La nuit en mer s'est très bien passée, avec 10 - 15 noeuds, il y a de quoi s'amuser. Malgré la nuit noire, la silouette des Calanques se dessinait grâce à la lumière de la lune et du ciel orangé plus loin, au dessus de Marseille. C'est très impressionnant de voir une côte si sauvage la nuit. Pas une petite loupiotte, rien. Le premier matin du monde. Pas une trace de vie humaine visible. C'est rare. C'est assez grandiose. Je regrettais un peu de passer de nuit devant les Calanques, mais finalement ce passage de nuit est assez fou. Je fais alors le voeu qu'aucun randonneur n'oublie un jour une lampe frontale sur les sentiers, afin qu'en mer, ces falaises restent aussi brutes qu'un bon cidre.
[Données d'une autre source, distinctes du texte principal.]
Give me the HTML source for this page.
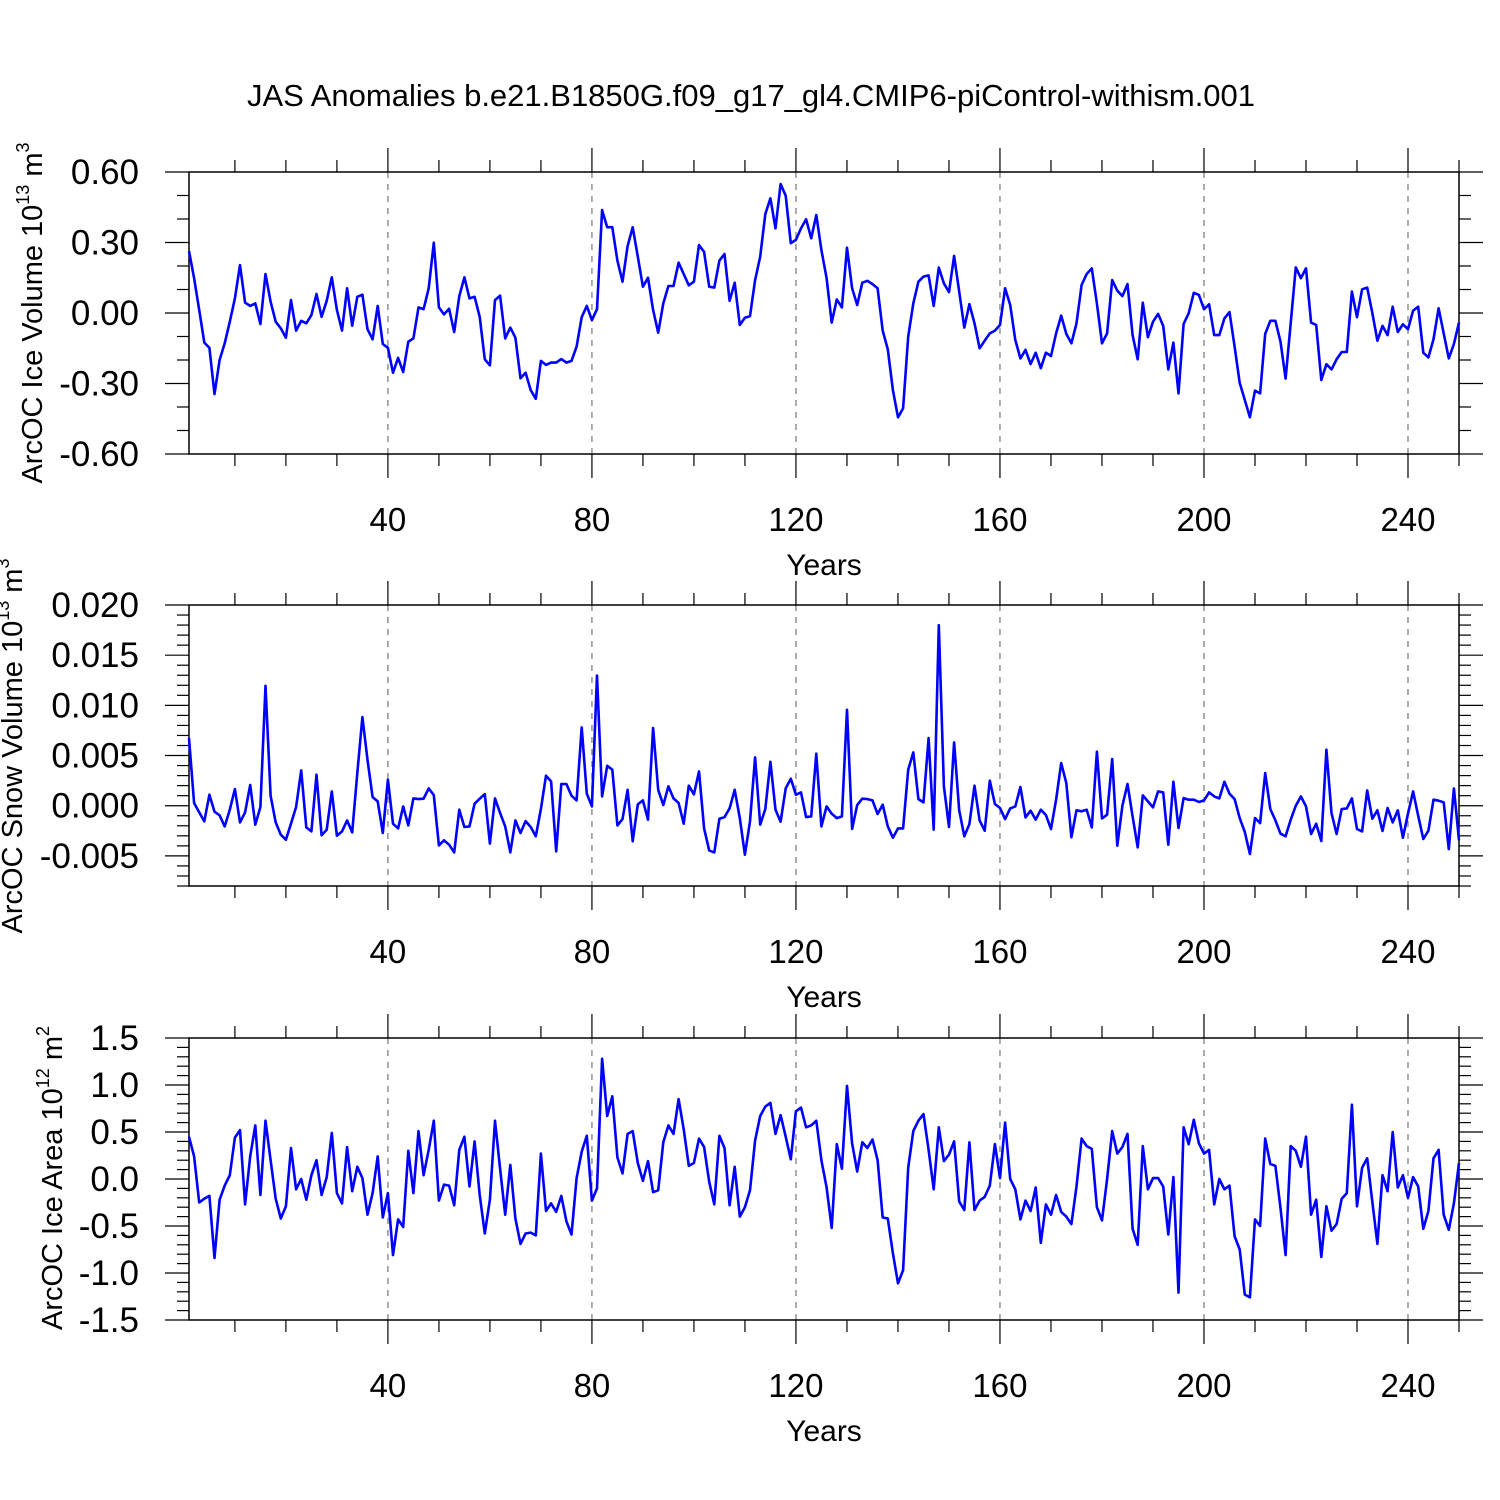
<!DOCTYPE html>
<html><head><meta charset="utf-8"><style>
html,body{margin:0;padding:0;background:#fff;}
svg{display:block;font-family:"Liberation Sans",Arial,sans-serif;}
</style></head><body>
<svg id="chart" width="1500" height="1500" viewBox="0 0 1500 1500" xmlns="http://www.w3.org/2000/svg">
<text x="751" y="106" font-size="31" text-anchor="middle">JAS Anomalies b.e21.B1850G.f09_g17_gl4.CMIP6-piControl-withism.001</text>
</svg>
<script>
const xTickLabels = [40, 80, 120, 160, 200, 240];
const iceVolume = [0.264,0.148,0.013,-0.126,-0.148,-0.345,-0.2,-0.129,-0.037,0.062,0.204,0.044,0.03,0.041,-0.047,0.166,0.048,-0.037,-0.065,-0.105,0.055,-0.075,-0.033,-0.044,-0.009,0.081,-0.016,0.052,0.152,0.013,-0.075,0.105,-0.054,0.069,0.078,-0.069,-0.112,0.03,-0.132,-0.148,-0.254,-0.191,-0.251,-0.122,-0.108,0.024,0.016,0.105,0.299,0.024,-0.006,0.018,-0.081,0.072,0.152,0.062,0.069,-0.016,-0.197,-0.223,0.055,0.074,-0.108,-0.062,-0.105,-0.278,-0.254,-0.328,-0.365,-0.204,-0.221,-0.211,-0.211,-0.196,-0.211,-0.204,-0.143,-0.018,0.03,-0.03,0.016,0.438,0.365,0.365,0.223,0.133,0.285,0.365,0.24,0.112,0.15,0.013,-0.084,0.041,0.115,0.115,0.214,0.166,0.118,0.133,0.289,0.26,0.112,0.108,0.223,0.251,0.052,0.129,-0.051,-0.02,-0.013,0.14,0.24,0.421,0.488,0.36,0.549,0.499,0.297,0.311,0.36,0.399,0.318,0.417,0.268,0.148,-0.041,0.058,0.024,0.278,0.105,0.034,0.129,0.137,0.123,0.105,-0.075,-0.155,-0.328,-0.444,-0.406,-0.101,0.041,0.133,0.155,0.16,0.03,0.193,0.126,0.089,0.243,0.091,-0.062,0.038,-0.044,-0.15,-0.118,-0.087,-0.075,-0.051,0.105,0.034,-0.115,-0.193,-0.157,-0.217,-0.169,-0.235,-0.169,-0.183,-0.087,-0.011,-0.089,-0.129,-0.044,0.119,0.166,0.19,0.041,-0.129,-0.087,0.14,0.095,0.072,0.123,-0.094,-0.197,0.044,-0.103,-0.037,-0.004,-0.055,-0.24,-0.126,-0.342,-0.047,-0.001,0.086,0.077,0.016,0.037,-0.094,-0.094,-0.023,0.004,-0.143,-0.297,-0.37,-0.444,-0.33,-0.342,-0.089,-0.033,-0.033,-0.122,-0.279,-0.044,0.194,0.148,0.19,-0.041,-0.051,-0.285,-0.218,-0.24,-0.197,-0.166,-0.166,0.091,-0.018,0.101,0.108,0.001,-0.118,-0.055,-0.094,0.027,-0.081,-0.048,-0.069,0.01,0.027,-0.169,-0.189,-0.112,0.02,-0.087,-0.193,-0.132,-0.041];
const snowVolume = [6.74,0.27,-0.66,-1.56,1.1,-0.6,-0.96,-2.06,-0.4,1.66,-1.66,-0.66,2.06,-1.89,-0.13,11.95,1.0,-1.66,-2.89,-3.39,-1.79,-0.13,3.52,-2.16,-2.56,3.09,-2.95,-2.39,1.43,-2.99,-2.56,-1.46,-2.66,3.25,8.83,4.58,0.86,0.43,-2.72,2.59,-1.79,-2.26,-0.07,-1.96,0.73,0.66,0.7,1.73,1.06,-3.95,-3.45,-3.88,-4.65,-0.4,-2.12,-2.06,0.2,0.7,1.16,-3.78,0.73,-0.73,-2.06,-4.65,-1.46,-2.72,-1.53,-2.12,-3.05,-0.33,2.99,2.42,-4.55,2.16,2.16,1.0,0.53,7.8,1.2,-0.07,12.98,0.93,3.98,3.59,-1.96,-1.33,1.59,-3.55,0.13,0.53,-1.39,7.74,1.59,0.07,1.93,0.73,0.27,-1.79,1.99,1.13,3.42,-2.26,-4.45,-4.65,-1.29,-1.13,-0.27,1.59,-1.23,-4.88,-1.56,4.81,-1.89,-0.33,4.38,-0.4,-1.59,1.73,2.69,1.1,1.33,-1.13,-1.06,5.18,-2.06,-0.07,-0.8,-1.23,-1.06,9.56,-2.32,0.07,0.7,0.66,0.53,-0.83,0.1,-2.06,-3.19,-2.26,-2.26,3.59,5.31,0.66,0.33,6.74,-2.39,17.99,1.93,-2.12,6.31,-0.46,-3.05,-1.83,1.99,-1.46,-2.49,2.49,0.17,-0.23,-1.33,-0.27,-0.07,1.86,-1.16,-0.5,-1.39,-0.4,-0.93,-2.32,0.6,4.25,2.26,-3.15,-0.46,-0.56,-0.4,-2.16,5.38,-1.26,-0.9,4.65,-3.98,0,2.16,-1.06,-4.15,1.03,0.43,-0.17,1.43,1.33,-3.88,2.39,-2.22,0.76,0.6,0.6,0.37,0.53,1.33,0.93,0.73,2.39,1.2,0.66,-1.23,-2.62,-4.81,-1.23,-1.73,3.25,-0.33,-1.46,-2.79,-3.05,-1.39,0,0.93,-0.07,-2.82,-1.79,-3.52,5.58,-0.73,-2.82,-0.33,-0.27,0.73,-2.32,-2.56,1.53,-1.29,-0.46,-2.52,-0.23,-1.66,-0.46,-3.19,-0.8,1.43,-1.0,-3.32,-2.49,0.6,0.5,0.33,-4.32,1.73,-3.45].map(v => v / 1000);
const iceArea = [0.45,0.24,-0.25,-0.21,-0.18,-0.84,-0.22,-0.07,0.04,0.44,0.52,-0.27,0.24,0.57,-0.17,0.62,0.2,-0.21,-0.42,-0.29,0.33,-0.11,0,-0.22,0.04,0.2,-0.17,0.02,0.49,-0.15,-0.26,0.34,-0.13,0.13,0.01,-0.38,-0.15,0.24,-0.41,-0.15,-0.81,-0.43,-0.51,0.3,-0.15,0.51,0.04,0.31,0.62,-0.23,-0.06,-0.07,-0.28,0.31,0.45,-0.08,0.4,-0.17,-0.58,-0.22,0.62,0.11,-0.38,0.15,-0.42,-0.69,-0.58,-0.57,-0.6,0.27,-0.34,-0.26,-0.35,-0.18,-0.45,-0.59,0.01,0.29,0.46,-0.23,-0.1,1.28,0.67,0.88,0.23,0.06,0.48,0.51,0.17,-0.02,0.19,-0.14,-0.12,0.39,0.57,0.48,0.85,0.53,0.14,0.17,0.43,0.34,-0.03,-0.27,0.46,0.33,-0.28,0.13,-0.4,-0.3,-0.12,0.41,0.67,0.77,0.81,0.48,0.68,0.45,0.21,0.72,0.76,0.55,0.57,0.62,0.2,-0.09,-0.52,0.37,0.11,0.99,0.38,0.08,0.39,0.33,0.42,0.2,-0.41,-0.42,-0.79,-1.11,-0.97,0.12,0.51,0.62,0.69,0.31,-0.11,0.55,0.19,0.26,0.4,-0.24,-0.33,0.39,-0.33,-0.23,-0.19,-0.07,0.37,0.01,0.6,0,-0.11,-0.43,-0.23,-0.34,-0.09,-0.68,-0.27,-0.38,-0.17,-0.35,-0.4,-0.48,-0.08,0.43,0.35,0.32,-0.3,-0.44,0,0.51,0.27,0.34,0.48,-0.53,-0.7,0.35,-0.11,0.01,0.01,-0.08,-0.59,0.02,-1.21,0.55,0.37,0.63,0.38,0.27,0.31,-0.27,0,-0.11,-0.07,-0.61,-0.75,-1.23,-1.26,-0.43,-0.5,0.43,0.16,0.14,-0.31,-0.81,0.35,0.3,0.13,0.45,-0.38,-0.22,-0.83,-0.29,-0.55,-0.48,-0.21,-0.15,0.79,-0.29,0.12,0.22,-0.24,-0.69,0.04,-0.13,0.5,-0.09,0.04,-0.2,0.02,-0.08,-0.53,-0.34,0.22,0.31,-0.38,-0.54,-0.26,0.17];
const yTicks1 = ["0.60","0.30","0.00","-0.30","-0.60"];
const yTicks2 = ["0.020","0.015","0.010","0.005","0.000","-0.005"];
const yTicks3 = ["1.5","1.0","0.5","0.0","-0.5","-1.0","-1.5"];

const NS = "http://www.w3.org/2000/svg";
const svg = document.getElementById('chart');
const X0 = 189, X1 = 1459, YR0 = 1, YR1 = 250;
function xScale(yr){ return X0 + (yr - YR0) * (X1 - X0) / (YR1 - YR0); }
function mk(tag, attrs, parent){
  const e = document.createElementNS(NS, tag);
  for (const k in attrs) e.setAttribute(k, attrs[k]);
  (parent || svg).appendChild(e);
  return e;
}

function panel(cfg){
  const g = mk('g', {});
  
  
  const yScale = v => cfg.top + (cfg.vmax - v) * (cfg.bot - cfg.top) / (cfg.vmax - cfg.vmin);
  for (const t of xTickLabels){
    const l = mk('line', {x1: xScale(t), x2: xScale(t), y1: cfg.top, y2: cfg.bot, stroke: '#777', 'stroke-width': 1.2, 'stroke-dasharray': '6,6'}, g);
    
    
  }
  for (let yr = 10; yr <= 250; yr += 10){
    const major = yr % 40 === 0;
    const len = major ? 24 : 12;
    const x = xScale(yr);
    mk('line', {x1: x, x2: x, y1: cfg.bot, y2: cfg.bot + len, stroke: '#000', 'stroke-width': 1.2}, g);
    mk('line', {x1: x, x2: x, y1: cfg.top, y2: cfg.top - len, stroke: '#000', 'stroke-width': 1.2}, g);
  }
  xTickLabels.forEach(t => {
    const tx = mk('text', {x: xScale(t), y: cfg.bot + 77, 'font-size': 33, 'text-anchor': 'middle'}, g);
    tx.textContent = t;
    
    
  });
  const xt = mk('text', {x: 824, y: cfg.bot + 121, 'font-size': 30, 'text-anchor': 'middle'}, g);
  xt.textContent = 'Years';
  
  
  const nMinor = Math.round((cfg.vmax - cfg.vmin) / cfg.minor);
  for (let i = 0; i <= nMinor; i++){
    const v = cfg.vmin + i * cfg.minor;
    const y = yScale(v);
    const major = Math.abs(Math.round(v / cfg.major) * cfg.major - v) < cfg.minor / 10;
    const len = major ? 24 : 12;
    mk('line', {x1: X0, x2: X0 - len, y1: y, y2: y, stroke: '#000', 'stroke-width': 1.2}, g);
    mk('line', {x1: X1, x2: X1 + len, y1: y, y2: y, stroke: '#000', 'stroke-width': 1.2}, g);
  }
  cfg.labels.forEach(lab => {
    const y = yScale(parseFloat(lab));
    const tx = mk('text', {x: 139, y: y + 12, 'font-size': 35, 'text-anchor': 'end'}, g);
    tx.textContent = lab;
    
    
  });
  const fr = mk('rect', {x: X0, y: cfg.top, width: X1 - X0, height: cfg.bot - cfg.top, fill: 'none', stroke: '#000', 'stroke-width': 1.5}, g);
  
  
  const pts = cfg.data.map((v, i) => xScale(i + 1).toFixed(1) + ',' + yScale(v).toFixed(1)).join(' ');
  const pl = mk('polyline', {points: pts, fill: 'none', stroke: '#0000ff', 'stroke-width': 2.6, 'stroke-linejoin': 'round'}, g);
  
  
  const yt = mk('text', {transform: 'translate(' + cfg.tx + ',' + cfg.ty + ') rotate(-90)', 'font-size': 29, 'text-anchor': 'middle'}, g);
  yt.innerHTML = cfg.title + ' 10<tspan font-size="18" dy="-13">' + cfg.exp + '</tspan><tspan dy="13"> m</tspan><tspan font-size="18" dy="-13">' + cfg.unitExp + '</tspan>';
  
  
}

panel({name: 'ice-volume-panel', top: 172, bot: 454, vmax: 0.6, vmin: -0.6, major: 0.3, minor: 0.1, labels: yTicks1, data: iceVolume, title: 'ArcOC Ice Volume', exp: '13', unitExp: '3', tx: 42, ty: 313});
panel({name: 'snow-volume-panel', top: 605, bot: 886, vmax: 0.020, vmin: -0.008, major: 0.005, minor: 0.001, labels: yTicks2, data: snowVolume, title: 'ArcOC Snow Volume', exp: '13', unitExp: '3', tx: 22, ty: 746});
panel({name: 'ice-area-panel', top: 1038, bot: 1320, vmax: 1.5, vmin: -1.5, major: 0.5, minor: 0.1, labels: yTicks3, data: iceArea, title: 'ArcOC Ice Area', exp: '12', unitExp: '2', tx: 62, ty: 1178});
</script>
</body></html>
La nuit comme le jour, c'est important de bien observer le décor. Je remarque la lumière orange au dessus de Marseille, les incessants 'va et vient' des avions qui vont et s'en vont de Marseille. cela donne quelques repères. Parfois aussi, cela permet quelques surprises. Alors que je suis de quart, je vérifie sous le vent si tout est bien clair. Tout est clair, pas de bateau. Quelques minutes plus tard, je recommence, vérifie sous le vent. Quand soudain, un feu est là, tout proche! Olala d'où sors-tu voilier-surprise?! Je me concentre, tente de comprendre sa trajectoire, il n'a ni feu vert, ni feu rouge.... C'est bon, j'ai compris. C'est un avion qui fait demi tour, très bas dans le ciel! je souris et reprends mon cap. Cela me fait penser à une anecdote rigolote. C'était il y a deux ans je crois, j'étais en mer avec Philippe Chapel et Jacques Caraës sur le voilier de direction de course de la Solitaire du Figaro, et nous allions de Dingle (Irlande) à Dieppe. J'étais seule sur le pont pour mon quart, et je me souviens avoir bondi, appellant Chacha (Philippe) " Nous sommes en route de collision directe avec un bateau!!!" Chacha a regardé, rigolé de bon coeur en me disant "bon je repars dormir, fais gaffe il y a plein d'autres bateaux dans le ciel!". Selon mes observations nous allions entrer en collision avec une étoile (!). Chacha était redescendu dans sa bannette, mais avant, il avait pris la VHF pour raconter ma crainte sur le canal de course, il n'arrivait plus à arrêter de rire. L'entendre m'a fait bien rigoler aussi, surtout quand en retour, certains figaristes avouaient aussi se bagarrer avec cette étoile d'août qui brille bas sur l'horizon et très fort, et que l'on prend facilement pour un feu de mât. Enfin voilà, quelques souvenirs plus tard, je passe le Cap Croisette.

la lune, que je n'ai jamais pris pour un feu de mât

Le vent est plus soutenu. Tara Tari file vite vers l'île d'If. La côte ressemble à un immense tapis de braise. C'est la première fois que j'arrive à Marseille par la mer... le chateau d'If et les falaises, c'est absolument superbe. Nous approchons de l'entrée du port, je réveille Maxime et lui confie la barre. Je vais joindre la capitainerie du vieux port, annoncer notre arrivée. Pauvre gardien que je vais réveiller à 4h du matin. Assez vite, un homme arrive en zodiac. Gentil comme tout, il nous escorte, et nous permet de passer la nuit devant la capitainerie du vieux port, où nous nous amarrons.

Première escale. Nous rangeons le bateau, ficelons les voiles, et au dodo!
Bonne nuit Tara Tari!

Capucine

1 commentaire:

  1. Top ta façon de nous décrire ton aventure Capucine , on a l'impression d'y participer !
    C'est dire j'ai le rire de Chacha dans les oreilles depuis que j'ai lu ton anecdote sur la Figaro !!!